In un universo di scocche grigie, nere, poco o nulla intriganti, l’eleganza del blu della workstation in test eleva l’asticella di molte tacche.
Quello che attrae, che si apprezza, è il contenuto dello chassis, il cuore dello strumento. Kurzweil ha strutturato un vero e proprio concetto, la trama dei suoni inseriti è alta, si gode una qualità audio frutto di uno studio intenso, che ha dato frutti ancora oggi interessanti.
Sebbene per alcuni versi il tempo trascorso dal lancio sul mercato della PC3LE7 incida sulla percezione odierna della tastiera, che in termini di complessità di programmazione sconta ogni primavera passata, nell’utilizzo risulta chiaro già nelle prime battute che si sia dinanzi ad un’ottima spalla musicale.

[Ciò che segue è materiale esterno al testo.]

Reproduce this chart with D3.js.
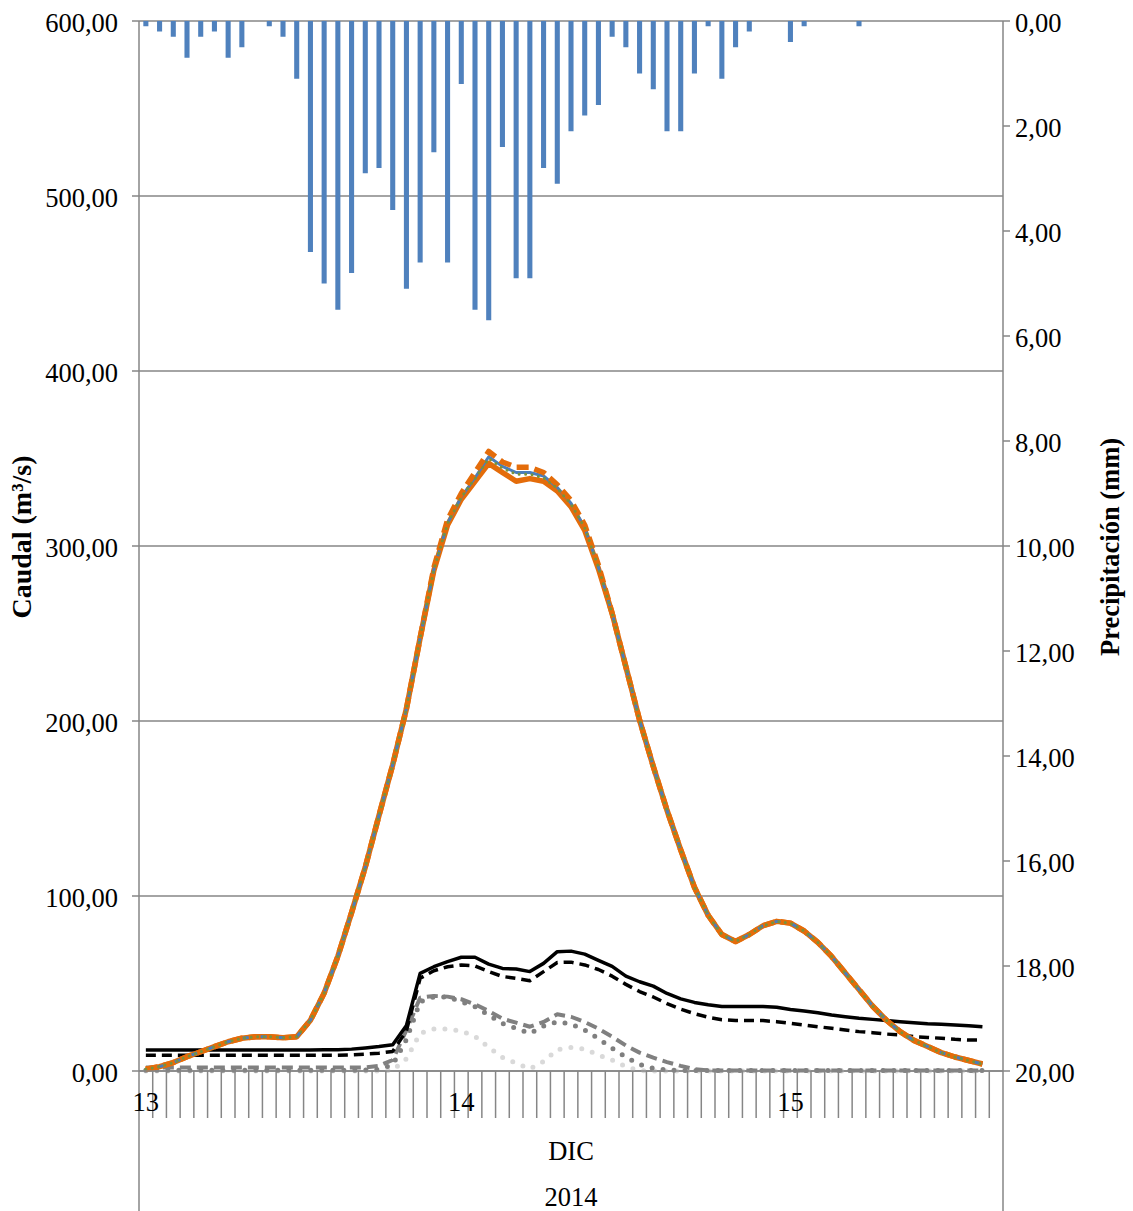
<!DOCTYPE html>
<html>
<head>
  <meta charset="utf-8">
  <title>Caudal y precipitación</title>
  <style>
    body { margin: 0; background: #fff; }
    text {
      font-family: "Liberation Serif", "Times New Roman", serif;
      font-size: 26.5px;
      fill: #000;
    }
    .grid line { stroke: #868686; stroke-width: 1.5px; }
    .axis-line { stroke: #868686; stroke-width: 1.5px; }
    .series { fill: none; stroke-linejoin: round; }
  </style>
</head>
<body>
  <script src="https://d3js.org/d3.v7.min.js"></script>
  <svg width="1133" height="1211"></svg>
  <script>
    // hourly categories, 13 DIC 01:00 -> 15 DIC 15:00
    var nCategories = 63;
    var dayLabels = ["13", "14", "15"];
    var dayLabelIndex = [0, 23, 47];
    var monthLabel = "DIC";
    var yearLabel = "2014";

    var caudalTicks = [0, 100, 200, 300, 400, 500, 600];
    var precipTicks = [0, 2, 4, 6, 8, 10, 12, 14, 16, 18, 20];

    // precipitation (mm), one per category
    var precipitacion = [0.1, 0.2, 0.3, 0.7, 0.3, 0.2, 0.7, 0.5, 0, 0.1, 0.3, 1.1,
      4.4, 5.0, 5.5, 4.8, 2.9, 2.8, 3.6, 5.1, 4.6, 2.5, 4.6, 1.2, 5.5, 5.7, 2.4, 4.9, 4.9, 2.8, 3.1, 2.1,
      1.8, 1.6, 0.3, 0.5, 1.0, 1.3, 2.1, 2.1, 1.0, 0.1, 1.1, 0.5, 0.2, 0, 0, 0.4, 0.1, 0, 0, 0, 0.1,
      0, 0, 0, 0, 0, 0, 0, 0, 0, 0];

    // discharge series (m3/s)
    var qOrangeSolid = [1.0, 2.5, 4.8, 8.2, 11.0, 13.9, 16.7, 18.7, 19.6, 19.6, 19.0, 19.6,
      29.0, 44.5, 65.5, 90.5, 116.5, 146.0, 175.0, 207.0, 247.5, 286.0, 312.0, 326.7, 337.0, 347.2,
      342.0, 337.0, 338.5, 337.0, 331.5, 322.5, 309.0, 287.0, 261.5, 231.0, 200.5, 174.0, 149.0, 126.3, 105.0, 89.0,
      78.0, 74.0, 78.0, 83.0, 85.5, 84.5, 80.0, 73.5, 65.5, 56.0, 46.5, 37.0, 29.0, 22.5, 17.5, 14.0, 10.5, 8.0, 6.0, 4.0];
    var qBlue = [1.0, 2.5, 4.8, 8.2, 11.0, 13.9, 16.7, 18.7, 19.6, 19.6, 19.0, 19.6,
      29.0, 44.5, 65.5, 90.5, 116.5, 146.0, 175.0, 207.0, 247.5, 286.5, 313.0, 328.0, 339.0, 351.0,
      345.5, 342.0, 342.0, 340.0, 333.5, 324.5, 310.5, 288.0, 261.5, 231.0, 200.5, 174.0, 149.0, 126.3, 105.0, 89.0,
      78.0, 74.0, 78.0, 83.0, 85.5, 84.5, 80.0, 73.5, 65.5, 56.0, 46.5, 37.0, 29.0, 22.5, 17.5, 14.0, 10.5, 8.0, 6.0, 4.0];
    var qGreenDotted = [1.0, 2.5, 4.8, 8.2, 11.0, 13.9, 16.7, 18.7, 19.6, 19.6, 19.0, 19.6,
      29.0, 44.5, 65.5, 90.5, 116.5, 146.0, 175.0, 207.0, 247.5, 286.5, 313.0, 328.0, 338.5, 350.0,
      344.5, 341.0, 341.0, 339.0, 333.0, 324.0, 310.5, 288.0, 261.5, 231.0, 200.5, 174.0, 149.0, 126.3, 105.0, 89.0,
      78.0, 74.0, 78.0, 83.0, 85.5, 84.5, 80.0, 73.5, 65.5, 56.0, 46.5, 37.0, 29.0, 22.5, 17.5, 14.0, 10.5, 8.0, 6.0, 4.0];
    var qOrangeDashed = [1.0, 2.5, 4.8, 8.2, 11.0, 13.9, 16.7, 18.7, 19.6, 19.6, 19.0, 19.6,
      29.0, 44.5, 65.5, 90.5, 116.5, 146.0, 175.0, 207.0, 247.5, 287.5, 315.0, 330.0, 342.0, 354.0,
      348.0, 345.0, 345.0, 342.0, 335.0, 326.0, 312.0, 289.0, 261.5, 231.0, 200.5, 174.0, 149.0, 126.3, 105.0, 89.0,
      78.0, 74.0, 78.0, 83.0, 85.5, 84.5, 80.0, 73.5, 65.5, 56.0, 46.5, 37.0, 29.0, 22.5, 17.5, 14.0, 10.5, 8.0, 6.0, 4.0];
    var qBlackSolid = [12.0, 12.0, 12.0, 12.0, 12.0, 12.0, 12.0, 12.0, 12.0, 12.0, 12.0, 12.0, 12.0,
      12.1, 12.2, 12.5, 13.2, 14.0, 15.0, 26.0,
      55.8, 59.6, 62.5, 65.0, 65.0, 61.1, 58.6, 58.3, 56.8, 61.5, 68.2, 68.5, 66.8, 63.2, 59.8, 54.2, 51.0, 48.5, 44.3, 41.2, 39.2, 37.9,
      36.8, 36.8, 36.8, 36.8, 36.4, 35.2, 34.3, 33.3, 32.0, 31.0, 30.1, 29.5, 28.8, 28.2, 27.6, 27.0, 26.7, 26.3, 25.9, 25.3];
    var qBlackDashed = [9.0, 9.0, 9.0, 9.0, 9.0, 9.0, 9.0, 9.0, 9.0, 9.0, 9.0, 9.0, 9.0, 9.0, 9.0,
      9.2, 9.6, 10.2, 11.2, 23.0,
      53.0, 57.3, 59.6, 60.6, 60.0, 56.8, 54.0, 53.0, 51.6, 56.8, 62.0, 62.2, 60.6, 58.0, 54.2, 49.5, 45.4, 42.3, 38.5, 35.3, 32.8, 30.7,
      29.3, 28.8, 28.8, 28.8, 28.2, 27.3, 26.3, 25.3, 24.4, 23.4, 22.5, 21.9, 21.1, 20.6, 19.6, 19.2, 18.7, 18.1, 17.7, 17.7];
    var qGrayDashed = [2.0, 2.0, 2.0, 2.0, 2.0, 2.0, 2.0, 2.0, 2.0, 2.0, 2.0, 2.0, 2.0, 2.0, 2.0, 2.0, 2.0,
      3.0, 6.3, 23.4, 41.9, 42.9, 42.5, 41.0, 38.1, 34.3, 29.9, 27.6, 25.3, 28.0, 32.4, 31.0, 28.0, 24.2, 19.6,
      14.6, 10.5, 7.6, 5.1, 2.9, 1.0, 0.3,
      0.3, 0.3, 0.3, 0.3, 0.3, 0.3, 0.3, 0.3, 0.3, 0.3, 0.3, 0.3, 0.3, 0.3, 0.3, 0.3, 0.3, 0.3, 0.3, 0.3];
    var qGrayDotted = [0.5, 0.5, 0.5, 0.5, 0.5, 0.5, 0.5, 0.5, 0.5, 0.5, 0.5, 0.5, 0.5, 0.5, 0.5, 0.5, 0.5,
      1.0, 3.5, 18.0, 39.6, 42.3, 42.3, 39.6, 36.8, 32.0, 27.2, 24.4, 21.5, 25.7, 28.2, 26.9, 23.4, 18.5, 13.0,
      8.0, 3.8, 1.5, 0.5,
      0.3, 0.3, 0.3, 0.3, 0.3, 0.3, 0.3, 0.3, 0.3, 0.3, 0.3, 0.3, 0.3, 0.3, 0.3, 0.3, 0.3, 0.3, 0.3, 0.3, 0.3, 0.3, 0.3];
    var qLightDotted = [0, 0, 0, 0, 0, 0, 0, 0, 0, 0, 0, 0, 0, 0, 0, 0, 0, 0,
      0.5, 7.0, 21.5, 24.0, 24.0, 22.8, 19.8, 13.5, 7.8, 4.5, 1.2, 5.5, 12.2, 13.5, 12.5, 9.2, 6.2, 2.5, 0.2,
      0, 0, 0, 0, 0, 0, 0, 0, 0, 0, 0, 0, 0, 0, 0, 0, 0, 0, 0, 0, 0, 0, 0, 0, 0];

    var svg = d3.select("svg");
    var plotLeft = 139, plotRight = 1003, plotTop = 21, plotBottom = 1071;

    var x = d3.scaleBand()
        .domain(d3.range(nCategories))
        .range([plotLeft, plotRight])
        .padding(0);

    var yQ = d3.scaleLinear().domain([0, 600]).range([plotBottom, plotTop]);
    var yP = d3.scaleLinear().domain([0, 20]).range([plotTop, plotBottom]);

    var fmt = function(v) { return v.toFixed(2).replace(".", ","); };

    // gridlines
    svg.append("g").attr("class", "grid")
      .selectAll("line")
      .data(caudalTicks)
      .enter().append("line")
        .attr("x1", plotLeft).attr("x2", plotRight)
        .attr("y1", function(d) { return yQ(d); })
        .attr("y2", function(d) { return yQ(d); });

    // rain bars hanging from the top
    var barW = x.bandwidth() * 0.37;
    svg.append("g")
      .selectAll("rect")
      .data(precipitacion)
      .enter().append("rect")
        .attr("x", function(d, i) { return x(i) + x.bandwidth() / 2 - barW / 2; })
        .attr("y", yP(0))
        .attr("width", barW)
        .attr("height", function(d) { return yP(d) - yP(0); })
        .attr("fill", "#4F81BD");

    // discharge lines
    var line = d3.line()
        .x(function(d, i) { return x(i) + x.bandwidth() / 2; })
        .y(function(d) { return yQ(d); });

    var series = [
      { values: qLightDotted,  color: "#D9D9D9", width: 5, dash: "0 11", cap: "round" },
      { values: qGrayDotted,   color: "#7F7F7F", width: 5, dash: "0 11", cap: "round" },
      { values: qGrayDashed,   color: "#808080", width: 4, dash: "11 6", cap: "butt" },
      { values: qBlackDashed,  color: "#000000", width: 3.5, dash: "10 6", cap: "butt" },
      { values: qBlackSolid,   color: "#000000", width: 3.5, dash: null, cap: "butt" },
      { values: qOrangeSolid,  color: "#E46C0A", width: 5.5, dash: null, cap: "butt" },
      { values: qBlue,         color: "#4A7EBB", width: 3, dash: null, cap: "butt" },
      { values: qOrangeDashed, color: "#E46C0A", width: 5.5, dash: "12 6", cap: "butt" },
      { values: qGreenDotted,  color: "#77933C", width: 3, dash: "0 6.5", cap: "round" }
    ];

    svg.append("g")
      .selectAll("path")
      .data(series)
      .enter().append("path")
        .attr("class", "series")
        .attr("d", function(d) { return line(d.values); })
        .attr("stroke", function(d) { return d.color; })
        .attr("stroke-width", function(d) { return d.width; })
        .attr("stroke-dasharray", function(d) { return d.dash; })
        .attr("stroke-linecap", function(d) { return d.cap; });

    // axis lines (they run down through the category label area)
    var axes = svg.append("g");
    axes.append("line").attr("class", "axis-line")
      .attr("x1", plotLeft).attr("x2", plotLeft).attr("y1", plotTop).attr("y2", 1211);
    axes.append("line").attr("class", "axis-line")
      .attr("x1", plotRight).attr("x2", plotRight).attr("y1", plotTop).attr("y2", 1211);
    axes.append("line").attr("class", "axis-line")
      .attr("x1", plotLeft).attr("x2", plotRight).attr("y1", plotBottom).attr("y2", plotBottom);

    // category tick marks
    axes.selectAll(".cat-tick")
      .data(d3.range(1, nCategories))
      .enter().append("line")
        .attr("class", "axis-line")
        .attr("x1", function(d) { return x(d); })
        .attr("x2", function(d) { return x(d); })
        .attr("y1", plotBottom).attr("y2", 1118);

    // left axis ticks + labels
    axes.selectAll(".ltick")
      .data(caudalTicks)
      .enter().append("line")
        .attr("class", "axis-line")
        .attr("x1", plotLeft - 7).attr("x2", plotLeft)
        .attr("y1", function(d) { return yQ(d); })
        .attr("y2", function(d) { return yQ(d); });
    axes.selectAll(".llabel")
      .data(caudalTicks)
      .enter().append("text")
        .attr("x", 118)
        .attr("y", function(d) { return yQ(d) + 2; })
        .attr("text-anchor", "end")
        .attr("dominant-baseline", "central")
        .text(fmt);

    // right axis ticks + labels
    axes.selectAll(".rtick")
      .data(precipTicks)
      .enter().append("line")
        .attr("class", "axis-line")
        .attr("x1", plotRight).attr("x2", plotRight + 7)
        .attr("y1", function(d) { return yP(d); })
        .attr("y2", function(d) { return yP(d); });
    axes.selectAll(".rlabel")
      .data(precipTicks)
      .enter().append("text")
        .attr("x", 1015)
        .attr("y", function(d) { return yP(d) + 2; })
        .attr("text-anchor", "start")
        .attr("dominant-baseline", "central")
        .text(fmt);

    // day labels
    axes.selectAll(".day")
      .data(dayLabels)
      .enter().append("text")
        .attr("x", function(d, i) { return x(dayLabelIndex[i]) + x.bandwidth() / 2; })
        .attr("y", 1111)
        .attr("text-anchor", "middle")
        .text(function(d) { return d; });

    var mid = (plotLeft + plotRight) / 2;
    axes.append("text").attr("x", mid).attr("y", 1160)
      .attr("text-anchor", "middle").text(monthLabel);
    axes.append("text").attr("x", mid).attr("y", 1206)
      .attr("text-anchor", "middle").text(yearLabel);

    // axis titles
    svg.append("text")
      .attr("transform", "translate(31,537) rotate(-90)")
      .attr("text-anchor", "middle")
      .style("font-weight", "bold")
      .style("font-size", "28px")
      .text("Caudal (m³/s)");
    svg.append("text")
      .attr("transform", "translate(1119,547) rotate(-90)")
      .attr("text-anchor", "middle")
      .style("font-weight", "bold")
      .text("Precipitación (mm)");
  </script>
</body>
</html>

In questo senso, Enzo richiama alcuni episodi legati al suo uso professionale offrendo una prospettiva pratica che aiuta a comprendere cosa può conferire al mix (e come ne esca bene) d’insieme; ma non solo, il Nostro richiama un aspetto importante della performance sonora, l’emotività che a questa segue come stimolo che si riceve dall’ambiente e – non di meno – dallo strumento che si sta maneggiando.
Volendo tracciare il consueto parallelo, una chitarra realizzata in legno vibrante, che restituisce una serie di informazioni, di frequenze che solleticano le nostre di corde, emoziona certamente più di una poco comunicativa. Questo permette una espressione diversa, migliore, più profonda.
Tornando alla Kurzweil, panorama dei preset è vasto, non tutti sono eclatanti, molti di questi non saranno mai utilizzati, ma c’è un comparto bene assortito e ben fruibile tra suoni di organo, piano, sintetizzatori. Lo spunto del caro MeX è grande, anche questa volta: nonostante il prezioso lavoro di sound design compiuto, la tastiera risulta “umana”, con ciò intendendosi imperfetta il giusto da accostandosi alla natura umana, un po’ – se piace l’idea romantico-nostalgica – come la fotografia analogica sta all’uomo, con la sua grana, il suo dettaglio meno pronunciato rispetto al digitale, ma con il fascino che senza dubbio questo si porta appresso.
In chiusura, non volendomi dilungare sugli aspetti spiritual-musicali, dettaglio non di minor conto, l’uso della parola “cartella” (non quella di cui avere timore, tranquilli…) è strumentale alla comprensione della “botta sonora” (concedetemelo!) che contraddistingue un certo range di suoni del PC3LE7, e ne ha tanta!